Marx’ın teorisi, işçilerin artı değer sömürüsüne karşı direniş potansiyelini de vurgular. Gig ekonomisinde işçiler, platformların merkeziyetçi yapısına karşı örgütlenmeye çalışmaktadır. Örneğin, kurye ve sürücülerin oluşturduğu sendikalar veya grevler, işçilerin kolektif gücünü ortaya koyar. Ancak, platformların teknolojik altyapısı ve işçilerin bağımsız yüklenici statüsü, geleneksel sendikalaşma yöntemlerini zorlaştırır.

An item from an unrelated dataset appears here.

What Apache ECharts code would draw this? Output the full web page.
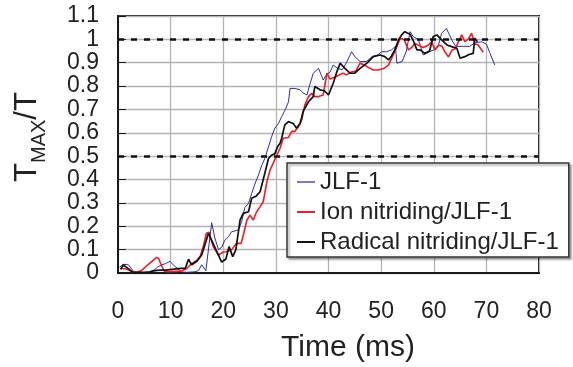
<!DOCTYPE html>
<html><head><meta charset="utf-8">
<script src="https://cdn.jsdelivr.net/npm/echarts@6/dist/echarts.min.js"></script>
<style>html,body{margin:0;padding:0;background:#fff}#c{width:573px;height:367px}</style>
</head><body><div id="c"></div>
<script>
const seriesNames = ['JLF-1', 'Ion nitriding/JLF-1', 'Radical nitriding/JLF-1'];
const xTickLabels = ['0','10','20','30','40','50','60','70','80'];
const yTickLabels = ['0','0.1','0.2','0.3','0.4','0.5','0.6','0.7','0.8','0.9','1','1.1'];
const refLines = [1.0, 0.5];

const blueT = [0.3,1,2,2.5,3,4,5,6,7,7.5,8.3,9,9.9,10.5,11,12,13,14.5,15.3,15.9,16.7,17.8,18.4,19.1,19.7,20.3,21,21.6,22.2,22.9,23.5,24.1,24.8,25.4,26,26.7,27.3,27.9,28.6,29.2,29.8,30.5,31.1,31.8,32.4,32.7,33,33.6,34.6,35.2,35.9,36.5,37.1,38.1,39,39.6,40.3,40.9,41.8,42.6,43.4,44.4,45,46,47.2,48.3,49.3,50.1,51,52,52.7,53,54,54.8,55.5,56.1,57.1,58,59,60,60.9,61.5,62.4,63,63.6,64.2,65.6,66.8,67.8,69.1,70,70.7,71.6];
const blueV = [0.025,0.037,0.035,0.02,0.005,0.0,0.0,0.003,0.015,0.025,0.035,0.04,0.05,0.035,0.025,0.005,0.003,0.005,0.01,0.035,0.01,0.215,0.15,0.1,0.11,0.14,0.155,0.177,0.18,0.185,0.22,0.28,0.298,0.34,0.38,0.42,0.46,0.49,0.54,0.584,0.62,0.64,0.669,0.7,0.733,0.79,0.797,0.79,0.784,0.77,0.762,0.81,0.855,0.876,0.826,0.85,0.86,0.89,0.875,0.87,0.9,0.947,0.926,0.905,0.905,0.926,0.933,0.947,0.947,0.955,0.97,0.898,0.905,0.95,1.033,1.012,0.998,0.933,0.945,0.955,0.976,1.026,1.047,1.019,0.99,0.97,0.97,0.97,0.985,0.99,0.98,0.94,0.89];

const redT = [0.5,1.6,2.6,3.5,4.5,5.4,6.4,7.3,7.7,8.3,8.8,9.6,12,13,14,15,15.6,16.2,16.8,17.3,17.6,18.1,19.1,20,20.6,21.6,22.5,23.4,23.9,24.5,25.1,25.7,26.3,27,27.6,28.3,28.9,29.5,30.2,30.8,31.4,31.7,32.4,33,33.6,34.3,34.9,35.5,36.2,36.8,37.4,38.1,39,39.7,40.3,41.4,42.2,42.8,43.4,44.3,45.2,46,46.8,47.9,48.5,49.5,50.5,51.4,52,53,53.6,54.4,55.2,55.8,56.4,57,58,59,59.6,60.2,61,61.6,62.1,62.8,63.5,64.1,64.7,65.3,65.9,66.5,67.2,67.8,68.4,69.4];
const redV = [0.02,0.017,0.006,0.003,0.011,0.03,0.049,0.066,0.063,0.03,0.008,0.006,0.008,0.018,0.04,0.055,0.07,0.113,0.17,0.175,0.15,0.113,0.077,0.09,0.091,0.1,0.127,0.127,0.17,0.227,0.248,0.227,0.26,0.284,0.305,0.391,0.441,0.47,0.505,0.534,0.577,0.57,0.58,0.606,0.606,0.627,0.655,0.719,0.755,0.769,0.755,0.755,0.762,0.855,0.83,0.84,0.85,0.855,0.848,0.86,0.865,0.898,0.89,0.876,0.869,0.869,0.875,0.89,0.919,0.969,1.005,0.998,0.955,0.965,0.983,0.976,0.965,0.976,0.99,0.955,0.975,0.97,0.947,0.925,0.955,0.96,0.99,1.019,0.99,1.0,1.026,0.98,0.977,0.945];

const blackT = [0.5,1,1.9,2.8,4,5,6,7,8,9,10,11,12,12.8,13.4,14,15,15.9,16.5,17.2,17.8,18.8,19.7,20.5,21.1,21.8,22.4,23.2,23.8,24.8,25.4,26.3,27,27.9,28.6,29.2,29.8,30.3,30.8,31.1,31.7,32.4,33.3,33.9,34.6,35.2,36.2,37.1,37.4,38.4,39.2,40,40.9,41.6,42.2,43.1,44.1,45,46,47.3,48.5,49.8,50.7,51.4,52,52.6,53.3,53.9,54.5,55.5,56.2,56.8,57.4,58.3,59.2,59.9,60.6,61.5,62.5,63.4,64.4,65,65.9,66.7,67.5,67.8,68.3];
const blackV = [0.015,0.034,0.02,0.004,0.003,0.003,0.005,0.01,0.012,0.012,0.015,0.018,0.02,0.02,0.059,0.035,0.05,0.077,0.12,0.17,0.14,0.09,0.047,0.06,0.113,0.07,0.1,0.227,0.255,0.262,0.32,0.33,0.348,0.427,0.49,0.505,0.51,0.54,0.555,0.577,0.634,0.648,0.64,0.62,0.64,0.693,0.733,0.755,0.798,0.784,0.78,0.762,0.812,0.862,0.898,0.876,0.855,0.855,0.876,0.898,0.926,0.933,0.926,0.912,0.93,0.955,0.997,1.019,1.033,1.022,0.99,0.955,0.955,0.94,0.95,1.012,1.019,0.998,0.976,0.969,0.962,0.919,0.926,0.935,0.94,1.005,0.99];

function zip(t, v) { return t.map((x, i) => [x, v[i]]); }

const FONT = '"Liberation Sans", Arial, sans-serif';
const chart = echarts.init(document.getElementById('c'), null, {renderer: 'canvas'});
chart.setOption({
  animation: false,
  backgroundColor: '#fff',
  grid: {left: 118, right: 34, top: 16, bottom: 94, show: true, borderColor: '#1a1a1a', borderWidth: 2, containLabel: false},
  xAxis: {
    type: 'value', min: 0, max: 80, interval: 10,
    axisLine: {show: true, lineStyle: {color: '#1a1a1a', width: 2}},
    axisTick: {show: false},
    splitLine: {show: true, lineStyle: {color: '#b4b4b4', width: 1.3}},
    axisLabel: {fontSize: 23, color: '#222', fontFamily: FONT, margin: 27,
      formatter: v => xTickLabels[Math.round(v / 10)]}
  },
  yAxis: {
    type: 'value', min: 0, max: 1.1, interval: 0.1,
    axisLine: {show: true, lineStyle: {color: '#1a1a1a', width: 2}},
    axisTick: {show: true, inside: true, length: 8, lineStyle: {color: '#1a1a1a', width: 1}},
    splitLine: {show: true, lineStyle: {color: '#b4b4b4', width: 1.3}},
    axisLabel: {fontSize: 23, color: '#222', fontFamily: FONT, margin: 19,
      formatter: v => yTickLabels[Math.round(v * 10)]}
  },
  legend: {
    orient: 'vertical', left: 287, top: 163,
    backgroundColor: '#fff', borderColor: '#333', borderWidth: 1.5,
    shadowColor: 'rgba(0,0,0,0.35)', shadowOffsetX: 2, shadowOffsetY: 2, shadowBlur: 2,
    padding: [7, 10, 3, 10], itemGap: 6,
    itemWidth: 18, itemHeight: 2, icon: 'rect',
    textStyle: {fontSize: 24, color: '#222', fontFamily: FONT, lineHeight: 24},
    data: seriesNames
  },
  graphic: [
    {type: 'text', x: 27, y: 137, rotation: Math.PI / 2,
      style: {text: '{t|T}{s|MAX}{t|/T}', align: 'center', verticalAlign: 'middle',
        fill: '#222', font: '31px ' + FONT,
        rich: {t: {fontSize: 31, fontFamily: FONT, fill: '#222', lineHeight: 32, verticalAlign: 'bottom'},
               s: {fontSize: 20, fontFamily: FONT, fill: '#222', lineHeight: 20, verticalAlign: 'bottom', padding: [0, 0, -6, 0]}}}},
    {type: 'text', x: 348, y: 348,
      style: {text: 'Time (ms)', align: 'center', verticalAlign: 'middle', fill: '#222', font: '30px ' + FONT}}
  ],
  series: [
    {name: seriesNames[0], type: 'line', data: zip(blueT, blueV), showSymbol: false, symbol: 'none',
      lineStyle: {color: '#2e2e9a', width: 1}, itemStyle: {color: '#7a7ac8'}, z: 3,
      markLine: {silent: true, symbol: 'none', label: {show: false},
        lineStyle: {color: '#111', type: [6, 7], width: 2.5},
        data: refLines.map(y => ({yAxis: y}))}},
    {name: seriesNames[1], type: 'line', data: zip(redT, redV), showSymbol: false, symbol: 'none',
      lineStyle: {color: '#ee1c24', width: 1.6}, itemStyle: {color: '#ee1c24'}, z: 4},
    {name: seriesNames[2], type: 'line', data: zip(blackT, blackV), showSymbol: false, symbol: 'none',
      lineStyle: {color: '#111', width: 1.7}, itemStyle: {color: '#111'}, z: 5}
  ]
});
</script></body></html>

Marx, işçilerin sınıf bilincine ulaşmasının, sömürüye karşı mücadelenin temel koşulu olduğunu belirtir. Gig ekonomisinde bu bilinç, platformların algoritmik denetimine karşı dijital araçlarla örgütlenme girişimleri şeklinde ortaya çıkar. Örneğin, işçiler, sosyal medya üzerinden deneyimlerini paylaşarak veya veri manipülasyonuna karşı stratejiler geliştirerek direniş pratikleri oluşturur. Bu, Marx’ın kapitalizme karşı mücadelenin tarihsel bir süreç olduğu görüşünü destekler.

Geleceğe Bakış

Gig ekonomisinin geleceği, artı değer teorisinin sunduğu çerçevede değerlendirildiğinde, hem umut verici hem de kaygı uyandırıcıdır. Teknolojik gelişmeler, işçilerin emeğini daha verimli hale getirebilir, ancak bu verimlilik, mevcut sistemde sermayenin kârına hizmet eder. Marx’ın teorisi, işçilerin bu sömürü döngüsünden kurtulmasının, yalnızca teknolojik değil, aynı zamanda toplumsal bir dönüşümle mümkün olduğunu önerir. Platform kooperatifleri gibi alternatif modeller, işçilerin emeğinin kontrolünü geri alabileceği bir yol sunar. Ancak, bu modellerin yaygınlaşması, güçlü bir politik irade ve işçilerin kolektif çabasını gerektirir. Marx’ın kapitalizmin iç çelişkilerinin, kendi yıkımını hazırlayabileceği öngörüsü, gig ekonomisinin geleceğini anlamak için hâlâ geçerli bir rehberdir.